GIVEN MATERIAL:
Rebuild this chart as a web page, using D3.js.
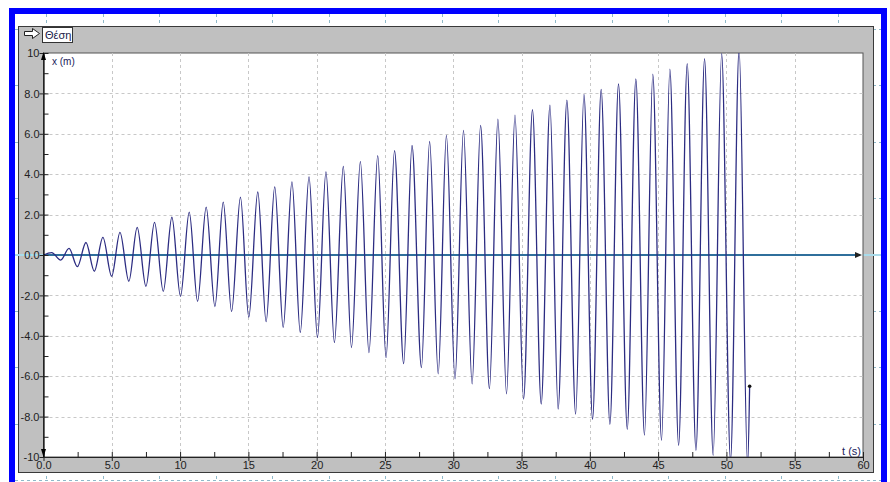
<!DOCTYPE html>
<html><head><meta charset="utf-8">
<script src="https://cdn.jsdelivr.net/npm/d3@7"></script>
<style>
html,body{margin:0;padding:0;background:#fff;}
svg{display:block;}
text{font-family:"Liberation Sans",Arial,sans-serif;}
</style></head>
<body>
<svg id="chart" width="890" height="482"></svg>
<script>
// ---- data ----
const chartTitle = "Θέση";
const yAxisLabel = "x (m)";
const xAxisLabel = "t (s)";
// times (s) of the start, every peak / trough, and the end of the run
const times = [0, 0.6, 1.26, 1.87, 2.48, 3.11, 3.72, 4.35, 4.99, 5.6, 6.25, 6.86, 7.5, 8.13, 8.77, 9.4,
  10.03, 10.67, 11.28, 11.91, 12.55, 13.16, 13.77, 14.42, 15.03, 15.69, 16.3, 16.93, 17.55, 18.19, 18.8, 19.44,
  20.06, 20.68, 21.3, 21.95, 22.55, 23.2, 23.83, 24.47, 25.08, 25.7, 26.37, 26.98, 27.67, 28.27, 28.9, 29.5,
  30.13, 30.75, 31.38, 32.0, 32.65, 33.27, 33.9, 34.52, 35.15, 35.8, 36.44, 37.08, 37.68, 38.32, 38.96, 39.57,
  40.2, 40.83, 41.47, 42.1, 42.74, 43.37, 44.0, 44.61, 45.25, 45.86, 46.5, 47.13, 47.77, 48.4, 49.03, 49.65,
  50.3, 50.93, 51.55, 51.7];
// position x (m) at those times
const positions = [0, 0.12, -0.25, 0.33, -0.58, 0.62, -0.8, 0.87, -1.05, 1.12, -1.3, 1.37, -1.55, 1.62, -1.8, 1.87,
  -2.05, 2.12, -2.3, 2.37, -2.55, 2.62, -2.8, 2.87, -3.08, 3.12, -3.3, 3.37, -3.58, 3.62, -3.83, 3.87,
  -4.08, 4.12, -4.33, 4.38, -4.58, 4.62, -4.83, 4.92, -5.08, 5.17, -5.38, 5.42, -5.58, 5.62, -5.88, 5.92,
  -6.13, 6.17, -6.38, 6.42, -6.62, 6.72, -6.87, 6.92, -7.13, 7.2, -7.38, 7.42, -7.63, 7.67, -7.88, 7.95,
  -8.13, 8.2, -8.38, 8.47, -8.63, 8.72, -8.92, 8.95, -9.17, 9.2, -9.42, 9.47, -9.67, 9.72, -9.92, 9.97,
  -10.17, 10.2, -10.4, -6.5];
const xTickValues = [0, 5, 10, 15, 20, 25, 30, 35, 40, 45, 50, 55, 60];
const xTickLabels = ["0.0", "5.0", "10", "15", "20", "25", "30", "35", "40", "45", "50", "55", "60"];
const xMinorTicks = [2.5, 7.5, 12.5, 17.5, 22.5, 27.5, 32.5, 37.5, 42.5, 47.5, 52.5, 57.5];
const yTickValues = [-10, -8, -6, -4, -2, 0, 2, 4, 6, 8, 10];
const yTickLabels = ["-10", "-8.0", "-6.0", "-4.0", "-2.0", "0.0", "2.0", "4.0", "6.0", "8.0", "10"];
const yMinorTicks = [-9, -7, -5, -3, -1, 1, 3, 5, 7, 9];

// ---- drawing ----
const svg = d3.select("#chart");
const W = 890, H = 482;
const L = 43.5, R = 863, T = 53, B = 457;
const x = d3.scaleLinear().domain([0, 60]).range([L, R]);
const y = d3.scaleLinear().domain([-10, 10]).range([B, T]);

// white background inside blue frame
svg.append("rect").attr("x", 0).attr("y", 0).attr("width", W).attr("height", H).attr("fill", "#fff");

// simulation world grid (light dashed)
const sim = svg.append("g").attr("stroke", "#8fb9c9").attr("stroke-width", 1).attr("stroke-dasharray", "3,3");
d3.range(0, 15).forEach(k => {
  const gx = Math.round(46 + 56.55 * k) + 0.5;
  sim.append("line").attr("x1", gx).attr("x2", gx).attr("y1", 14).attr("y2", H);
});
d3.range(0, 9).forEach(k => {
  const gy = Math.round(29 + 56.4 * k) + 0.5;
  sim.append("line").attr("x1", 15).attr("x2", 881).attr("y1", gy).attr("y2", gy);
});

// gray window
svg.append("rect").attr("x", 18.5).attr("y", 26.5).attr("width", 855).attr("height", 446)
  .attr("fill", "#c0c0c0").attr("stroke", "#3a3a3a").attr("stroke-width", 1);

// light blue world axis line
svg.append("line").attr("x1", 15).attr("x2", 881).attr("y1", y(0)).attr("y2", y(0))
  .attr("stroke", "#a9dbea").attr("stroke-width", 2);

// plot area
svg.append("rect").attr("x", L).attr("y", T).attr("width", R - L).attr("height", B - T)
  .attr("fill", "#fff").attr("stroke", "#555").attr("stroke-width", 1);

// title: arrow icon + box
svg.append("path").attr("d", "M24.5,31.5 H32.5 V28.5 L39.5,33.5 L32.5,38.5 V35.5 H24.5 Z")
  .attr("fill", "#fff").attr("stroke", "#222").attr("stroke-width", 1);
svg.append("rect").attr("x", 42.5).attr("y", 27.5).attr("width", 30).attr("height", 15)
  .attr("fill", "#fff").attr("stroke", "#333");
svg.append("text").attr("x", 45).attr("y", 39).attr("font-size", 11).attr("fill", "#1a1a4a").text(chartTitle);

// grid
const grid = svg.append("g").attr("stroke", "#c8c8c8").attr("stroke-dasharray", "3,3").attr("stroke-width", 1);
xTickValues.filter(v => v > 0 && v < 60).forEach(v => {
  grid.append("line").attr("x1", Math.round(x(v)) + 0.5).attr("x2", Math.round(x(v)) + 0.5).attr("y1", T).attr("y2", B);
});
yTickValues.filter(v => v > -10 && v < 10 && v !== 0).forEach(v => {
  grid.append("line").attr("x1", L).attr("x2", R).attr("y1", Math.round(y(v)) + 0.5).attr("y2", Math.round(y(v)) + 0.5);
});

// zero line in plot with arrow
svg.append("line").attr("x1", L).attr("x2", 860).attr("y1", y(0)).attr("y2", y(0))
  .attr("stroke", "#2f6f9c").attr("stroke-width", 2);
svg.append("path").attr("d", `M862,${y(0)} L855,${y(0) - 3} L855,${y(0) + 3} Z`).attr("fill", "#222");

// data line
svg.append("clipPath").attr("id", "clip").append("rect")
  .attr("x", L).attr("y", T).attr("width", R - L).attr("height", B - T);
const pts = times.map((t, i) => [t, positions[i]]);
const line = d3.line().x(d => x(d[0])).y(d => y(d[1])).curve(d3.curveMonotoneX);
svg.append("path").attr("d", line(pts)).attr("clip-path", "url(#clip)")
  .attr("fill", "none").attr("stroke", "#2c2c82").attr("stroke-width", 1.3);
const last = pts[pts.length - 1];
svg.append("circle").attr("cx", x(last[0])).attr("cy", y(last[1])).attr("r", 1.8).attr("fill", "#111");

// x axis
const xAxis = svg.append("g").attr("transform", `translate(0,${B})`)
  .call(d3.axisBottom(x).tickValues(xTickValues).tickFormat((d, i) => xTickLabels[i]).tickSizeOuter(0).tickSizeInner(4));
xAxis.select(".domain").attr("stroke", "#222");
xAxis.selectAll(".tick line").attr("y1", -5).attr("y2", 4).attr("stroke", "#222");
xAxis.selectAll(".tick text").attr("y", 4).attr("dy", "0.71em")
  .attr("font-size", 11).attr("fill", "#222").attr("font-family", "Liberation Sans, Arial, sans-serif");
const xMinor = svg.append("g").attr("transform", `translate(0,${B})`)
  .call(d3.axisBottom(x).tickValues(xMinorTicks).tickFormat("").tickSizeOuter(0).tickSizeInner(3));
xMinor.select(".domain").remove();
xMinor.selectAll(".tick line").attr("y1", -5).attr("y2", 1).attr("stroke", "#222");

// y axis
const yAxis = svg.append("g").attr("transform", `translate(${L},0)`)
  .call(d3.axisLeft(y).tickValues(yTickValues).tickFormat((d, i) => yTickLabels[i]).tickSizeOuter(0).tickSizeInner(4));
yAxis.select(".domain").attr("stroke", "#000").attr("stroke-width", 1.2);
yAxis.selectAll(".tick line").attr("x1", -4).attr("x2", 5).attr("stroke", "#222");
yAxis.selectAll(".tick text").attr("x", -4).attr("dy", "0.33em")
  .attr("font-size", 11).attr("fill", "#222").attr("font-family", "Liberation Sans, Arial, sans-serif");
const yMinor = svg.append("g").attr("transform", `translate(${L},0)`)
  .call(d3.axisLeft(y).tickValues(yMinorTicks).tickFormat("").tickSizeOuter(0).tickSizeInner(0));
yMinor.select(".domain").remove();
yMinor.selectAll(".tick line").attr("x1", 0).attr("x2", 5).attr("stroke", "#222");
// axis arrows
svg.append("path").attr("d", `M${L},${T - 1} L${L - 2.5},${T + 7} L${L + 2.5},${T + 7} Z`).attr("fill", "#000");
svg.append("path").attr("d", `M${L},${B} L${L - 2.5},${B - 8} L${L + 2.5},${B - 8} Z`).attr("fill", "#000");

// axis labels
svg.append("text").attr("x", 52).attr("y", 65).attr("font-size", 10).attr("fill", "#1a1a5a").text(yAxisLabel);
svg.append("text").attr("x", 861).attr("y", 455).attr("text-anchor", "end").attr("font-size", 11).attr("fill", "#1a1a5a").text(xAxisLabel);

// blue frame
svg.append("rect").attr("x", 12).attr("y", 11).attr("width", 872).attr("height", 490)
  .attr("fill", "none").attr("stroke", "#0000ff").attr("stroke-width", 6);
</script>
</body></html>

YOUR OBJECTIVE:
With the pictures left out, restate word for word every line of the data above, from the first down to the line that contains "1, 3, 5, 7, 9];".

FINISHED EXERCISE:
Rebuild this chart as a web page, using D3.js.
<!DOCTYPE html>
<html><head><meta charset="utf-8">
<script src="https://cdn.jsdelivr.net/npm/d3@7"></script>
<style>
html,body{margin:0;padding:0;background:#fff;}
svg{display:block;}
text{font-family:"Liberation Sans",Arial,sans-serif;}
</style></head>
<body>
<svg id="chart" width="890" height="482"></svg>
<script>
// ---- data ----
const chartTitle = "Θέση";
const yAxisLabel = "x (m)";
const xAxisLabel = "t (s)";
// times (s) of the start, every peak / trough, and the end of the run
const times = [0, 0.6, 1.26, 1.87, 2.48, 3.11, 3.72, 4.35, 4.99, 5.6, 6.25, 6.86, 7.5, 8.13, 8.77, 9.4,
  10.03, 10.67, 11.28, 11.91, 12.55, 13.16, 13.77, 14.42, 15.03, 15.69, 16.3, 16.93, 17.55, 18.19, 18.8, 19.44,
  20.06, 20.68, 21.3, 21.95, 22.55, 23.2, 23.83, 24.47, 25.08, 25.7, 26.37, 26.98, 27.67, 28.27, 28.9, 29.5,
  30.13, 30.75, 31.38, 32.0, 32.65, 33.27, 33.9, 34.52, 35.15, 35.8, 36.44, 37.08, 37.68, 38.32, 38.96, 39.57,
  40.2, 40.83, 41.47, 42.1, 42.74, 43.37, 44.0, 44.61, 45.25, 45.86, 46.5, 47.13, 47.77, 48.4, 49.03, 49.65,
  50.3, 50.93, 51.55, 51.7];
// position x (m) at those times
const positions = [0, 0.12, -0.25, 0.33, -0.58, 0.62, -0.8, 0.87, -1.05, 1.12, -1.3, 1.37, -1.55, 1.62, -1.8, 1.87,
  -2.05, 2.12, -2.3, 2.37, -2.55, 2.62, -2.8, 2.87, -3.08, 3.12, -3.3, 3.37, -3.58, 3.62, -3.83, 3.87,
  -4.08, 4.12, -4.33, 4.38, -4.58, 4.62, -4.83, 4.92, -5.08, 5.17, -5.38, 5.42, -5.58, 5.62, -5.88, 5.92,
  -6.13, 6.17, -6.38, 6.42, -6.62, 6.72, -6.87, 6.92, -7.13, 7.2, -7.38, 7.42, -7.63, 7.67, -7.88, 7.95,
  -8.13, 8.2, -8.38, 8.47, -8.63, 8.72, -8.92, 8.95, -9.17, 9.2, -9.42, 9.47, -9.67, 9.72, -9.92, 9.97,
  -10.17, 10.2, -10.4, -6.5];
const xTickValues = [0, 5, 10, 15, 20, 25, 30, 35, 40, 45, 50, 55, 60];
const xTickLabels = ["0.0", "5.0", "10", "15", "20", "25", "30", "35", "40", "45", "50", "55", "60"];
const xMinorTicks = [2.5, 7.5, 12.5, 17.5, 22.5, 27.5, 32.5, 37.5, 42.5, 47.5, 52.5, 57.5];
const yTickValues = [-10, -8, -6, -4, -2, 0, 2, 4, 6, 8, 10];
const yTickLabels = ["-10", "-8.0", "-6.0", "-4.0", "-2.0", "0.0", "2.0", "4.0", "6.0", "8.0", "10"];
const yMinorTicks = [-9, -7, -5, -3, -1, 1, 3, 5, 7, 9];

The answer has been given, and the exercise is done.